Como contamos nesta edição, são elas que matam a fome daquelas famílias mais desprotegidas diante do desemprego, da desassistência e do desprezo do governo federal e da maioria dos governadores e prefeitos. Nelas, a iniciativa parte dos pobres em favor dos mais pobres.
Boa parte dos alimentos são doados pelos assentados da reforma agrária e os agricultores familiares. Aos mutirões não se misturam os banqueiros, ruralistas ou grandes empresários. São sempre os pequenos ajudando os pequenos: movimentos, sindicatos, centrais, associações, igrejas.

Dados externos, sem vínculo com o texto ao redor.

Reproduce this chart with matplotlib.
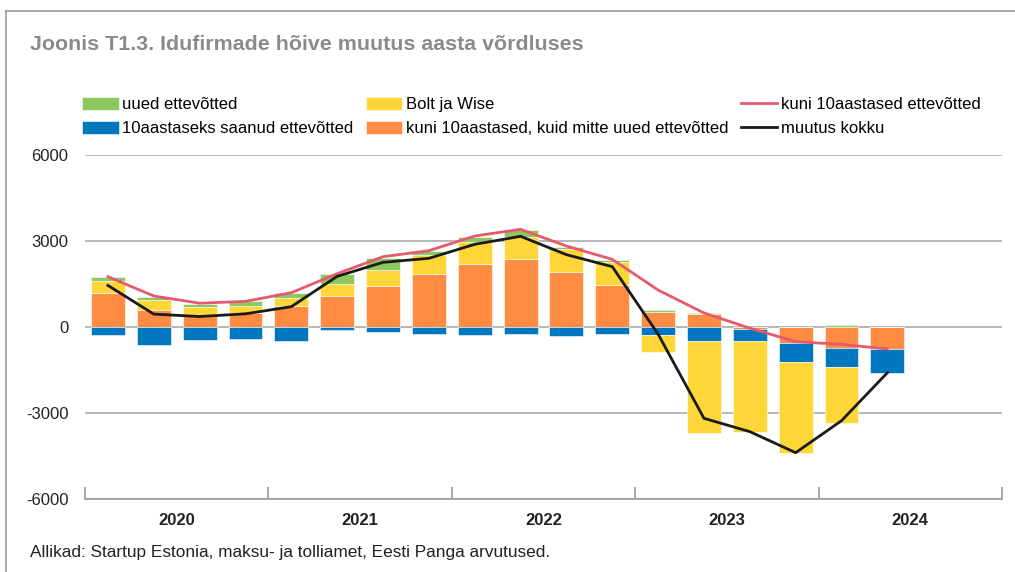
import numpy as np
import matplotlib
matplotlib.use("Agg")
import matplotlib.pyplot as plt
from matplotlib.lines import Line2D

plt.rcParams['font.family'] = ['Liberation Sans', 'DejaVu Sans']

# quarterly data, 2020 Q1 .. 2024 Q2
years = ['2020', '2021', '2022', '2023', '2024']
uued = [150, 115, 128, 162, 180, 361, 430, 140, 174, 243, 93, 58, 70, 35, 0, 15, 81, 0]
saanud = [-291, -616, -465, -430, -500, -93, -163, -244, -279, -244, -314, -233,
          -267, -488, -418, -639, -686, -815]
bolt_wise = [409, 337, 296, 233, 256, 407, 558, 640, 767, 768, 791, 826,
             -593, -3198, -3175, -3175, -1953, 0]
mitte_uued = [1197, 605, 390, 495, 744, 1081, 1430, 1860, 2209, 2372, 1918, 1453,
              512, 465, -70, -570, -721, -779]
kuni10 = [1755, 1081, 830, 895, 1197, 1860, 2453, 2662, 3174, 3407, 2825, 2360,
          1290, 490, -40, -512, -605, -767]
kokku = [1450, 450, 365, 460, 709, 1767, 2256, 2396, 2884, 3163, 2523, 2105,
         -250, -3185, -3651, -4384, -3268, -1594]

GREEN = '#8DC85F'
BLUE = '#0077BE'
YELLOW = '#FFD638'
ORANGE = '#FF8C42'
RED = '#E55A6E'
BLACK = '#1a1a1a'

fig = plt.figure(figsize=(10.15, 5.72), dpi=100)
ax = fig.add_axes([85 / 1015, 1 - 499 / 572, 917 / 1015, 344 / 572])

x = np.arange(len(kokku))
width = 0.74

# stacking order as in the source: orange, blue, yellow, green
series = [(mitte_uued, ORANGE, 'kuni 10aastased, kuid mitte uued ettevõtted'),
          (saanud, BLUE, '10aastaseks saanud ettevõtted'),
          (bolt_wise, YELLOW, 'Bolt ja Wise'),
          (uued, GREEN, 'uued ettevõtted')]
pos_bottom = np.zeros(len(x))
neg_bottom = np.zeros(len(x))
handles = {}
for vals, col, lab in series:
    v = np.array(vals, dtype=float)
    bottom = np.where(v >= 0, pos_bottom, neg_bottom)
    b = ax.bar(x, v, width, bottom=bottom, color=col, edgecolor='white',
               linewidth=0.4, label=lab, zorder=2)
    handles[lab] = b
    pos_bottom += np.where(v > 0, v, 0)
    neg_bottom += np.where(v < 0, v, 0)

l1, = ax.plot(x, kuni10, color=RED, lw=2.0, zorder=3, label='kuni 10aastased ettevõtted')
l2, = ax.plot(x, kokku, color=BLACK, lw=2.0, zorder=4, label='muutus kokku')

ax.set_xlim(-0.5, 19.5)
ax.set_ylim(-6000, 6000)
ax.set_yticks([-6000, -3000, 0, 3000, 6000])
ax.set_yticklabels(['-6000', '-3000', '0', '3000', '6000'])
ax.tick_params(axis='y', length=0, pad=12, labelsize=12, labelcolor='#222222')
ax.yaxis.grid(True, color='#aaaaaa', lw=1.2)
ax.set_axisbelow(True)
for s in ['top', 'right', 'left']:
    ax.spines[s].set_visible(False)
ax.spines['bottom'].set_color('#999999')
ax.spines['bottom'].set_linewidth(1.2)

ax.set_xticks(np.arange(-0.5, 20, 4))
ax.set_xticklabels([])
ax.tick_params(axis='x', which='major', direction='in', length=9, color='#999999', width=1.2)
ax.set_xticks(np.arange(1.5, 20, 4), minor=True)
ax.set_xticklabels(years, minor=True, fontweight='bold', fontsize=12, color='#222222')
ax.tick_params(axis='x', which='minor', length=0, pad=10)

order = ['uued ettevõtted', '10aastaseks saanud ettevõtted', 'Bolt ja Wise',
         'kuni 10aastased, kuid mitte uued ettevõtted']
leg_handles = [handles[k] for k in order] + [l1, l2]
leg_labels = order + ['kuni 10aastased ettevõtted', 'muutus kokku']
fig.legend(leg_handles, leg_labels, ncol=3, loc='upper left',
           bbox_to_anchor=(82 / 1015, 1 - 97 / 572), frameon=False, fontsize=12,
           handlelength=2.2, handleheight=0.85, handletextpad=0.2,
           columnspacing=0.75, labelspacing=0.5, borderaxespad=0, borderpad=0)

fig.text(30 / 1015, 1 - 45 / 572, 'Joonis T1.3. Idufirmade hõive muutus aasta võrdluses',
         fontsize=15.4, fontweight='bold', color='#8a8a8a', va='center', ha='left')
fig.text(30 / 1015, 1 - 552 / 572,
         'Allikad: Startup Estonia, maksu- ja tolliamet, Eesti Panga arvutused.',
         fontsize=12.4, color='#222222', va='center', ha='left')

# frame on top and left
fig.add_artist(Line2D([6 / 1015, 1], [1 - 11 / 572, 1 - 11 / 572], color='#999999', lw=1.2,
                      transform=fig.transFigure))
fig.add_artist(Line2D([6 / 1015, 6 / 1015], [0, 1 - 11 / 572], color='#999999', lw=1.2,
                      transform=fig.transFigure))

fig.savefig('out.png', dpi=100, facecolor='white')
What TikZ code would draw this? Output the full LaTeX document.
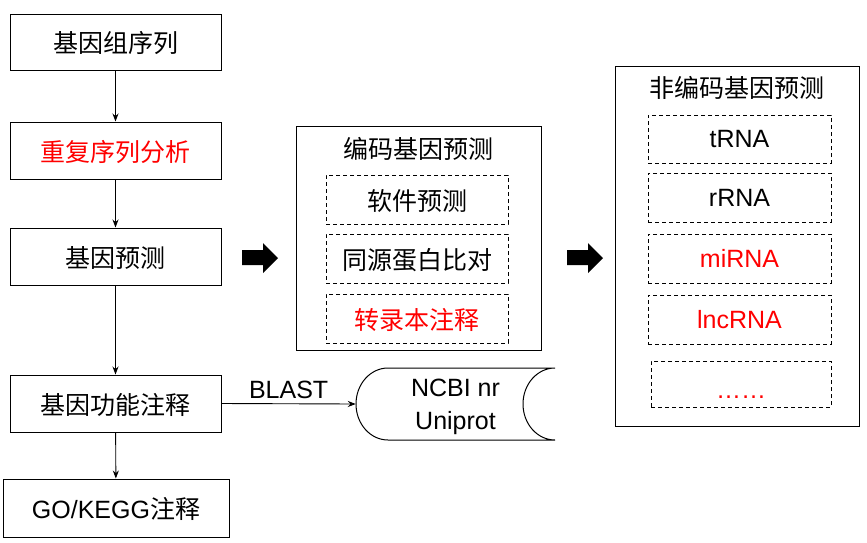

As cozinhas, porém, não servem apenas comida. Gera-se nelas também outro alimento preparado não pelo fogo, mas pelo calor humano. Se os movimentos reencontram ao redor dos fogões as velhas raízes do trabalho de base e do compromisso social, aquelas pessoas que acorrem à cozinha do bairro por um prato de comida encontram, com frequência, algo mais do que esperavam.
Quem vive este cotidiano descreve as cozinhas como um espaço de acolhida e respeito. Nelas aparecem, às vezes, pessoas deprimidas, envergonhadas da sua condição e que necessitam, além do alimento, de um gesto ou palavra. Afora o feijão e do arroz, recebem orientação, informações, uma roupa.
Algumas retornam no dia seguinte. Não vêm só em busca de outro prato, mas para se juntarem à tarefa de cozinhar. Vêm carregadas de esperança. É mais uma evidência de que o caminho para o Brasil cumprir seu destino de país decente passa obrigatoriamente pela periferia.